Ungarala Rambabu is a Telugu film written and directed by Kranthi Madhav and produced by Paruchuri Kiriti. It features Sunil, Miya and Prakash Raj in the lead roles. The film was released worldwide on 15 September 2017.

==Plot==
Ram Babu (Sunil) is a rich man who loses everything after his grand father’s death. Left with no choice, he visits Badam Baba (Posani Krishna Murali) for some solace. Upon his suggestion, Ram Babu goes to a barren land and starts planting a tree. To his luck, he finds gold biscuits worth 200 crores and he, once again becomes rich.
This incident makes him a strong believer in astrology. But as time passes, he starts incurring losses in his business. Once again, the baba asks him to marry a certain girl (Miya George) in his office to become safe in life. The twist is the tale arises when Ram Babu is pit against the girl’s dad (Prakash Raj) who is a communist in nature.

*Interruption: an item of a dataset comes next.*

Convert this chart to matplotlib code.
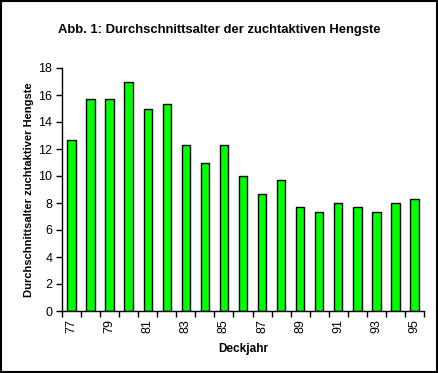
import matplotlib
matplotlib.use('Agg')
from matplotlib import pyplot as plt
from matplotlib.patches import Rectangle
import numpy as np

## Data
jahre = np.arange(77, 96)  # Deckjahr 77 ... 95
alter = [12.7, 15.7, 15.7, 17.0, 15.0, 15.3, 12.3, 11.0, 12.3, 10.0,
         8.7, 9.7, 7.7, 7.3, 8.0, 7.7, 7.3, 8.0, 8.3]
yticks = [0, 2, 4, 6, 8, 10, 12, 14, 16, 18]

plt.rcParams['font.family'] = ['Liberation Sans', 'DejaVu Sans']

fig = plt.figure(figsize=(4.39, 3.73), dpi=100)
ax = fig.add_axes([62/439, 1-311/373, (424-62)/439, (311-68)/373])

x = np.arange(len(jahre))
ax.bar(x, alter, width=0.44, color='#00ff00', edgecolor='black', linewidth=1.0)

ax.set_xlim(-0.5, len(jahre)-0.5)
ax.set_ylim(0, 18)
ax.set_yticks(yticks)
ax.tick_params(axis='y', direction='out', length=4, width=1, labelsize=9, pad=3)

# major ticks between categories, labels on every second year
ax.set_xticks(np.arange(-0.5, len(jahre), 1))
ax.set_xticklabels([])
ax.set_xticks(x[::2], minor=True)
ax.set_xticklabels([str(j) for j in jahre[::2]], minor=True, rotation=90)
ax.tick_params(axis='x', which='major', direction='out', length=4, width=1)
ax.tick_params(axis='x', which='minor', length=0, labelsize=9, pad=6)

for s in ['top', 'right']:
    ax.spines[s].set_visible(False)
for s in ['left', 'bottom']:
    ax.spines[s].set_linewidth(1.0)

ax.set_xlabel('Deckjahr', fontsize=8.5, fontweight='bold', labelpad=7)
ax.set_ylabel('Durchschnittsalter zuchtaktiver Hengste', fontsize=8, fontweight='bold', labelpad=3)
fig.text(0.5, 1-30/373, 'Abb. 1: Durchschnittsalter der zuchtaktiven Hengste',
         ha='center', va='center', fontsize=9.4, fontweight='bold')

# frame around the whole picture
fig.patches.append(Rectangle((0.002, 0.003), 0.994, 0.994, transform=fig.transFigure,
                             fill=False, edgecolor='black', linewidth=1.5))

fig.savefig('out.png', dpi=100)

Rest of the story is as to how Ram Babu wins his love and becomes successful in life.

==Soundtrack==

Track listing
| No. | Title | Lyrics | Artist(s) | Length |
|---|---|---|---|---|
| 1. | "Allari Pilla Gaadaa" | Rehman | Chinmayi, Dhanunjay | 03:12 |
| 2. | "Hitenshan Teega" | Ramajogayya Sastry | Anudeep Dev | 03:22 |
| 3. | "Hoo Laa Laa Hoo Laa Laa" | Rehman | Yazin Nizar, Dhanunjay | 03:11 |
| 4. | "Mughalai Biryani" | Ramajogayya Sastry | Hemchandra, Geetha Madhuri | 03:11 |
| 5. | "Nuvve Naa Adrushtam" | Rehman | L. V. Revanth, Chinmayi | 03:06 |
| Total length: |  |  |  | 16:02 |

==Reviews==

Times of India gave the film 3 out of 5 stars stating, "Ungarala Rambabu' is a laugh-all-the-way fare". Likewise, Indiaglitz gave 2 stars saying, "The film hinges on a formulaic story line that throws up cardboard characters and vacuous, done-to-death situations."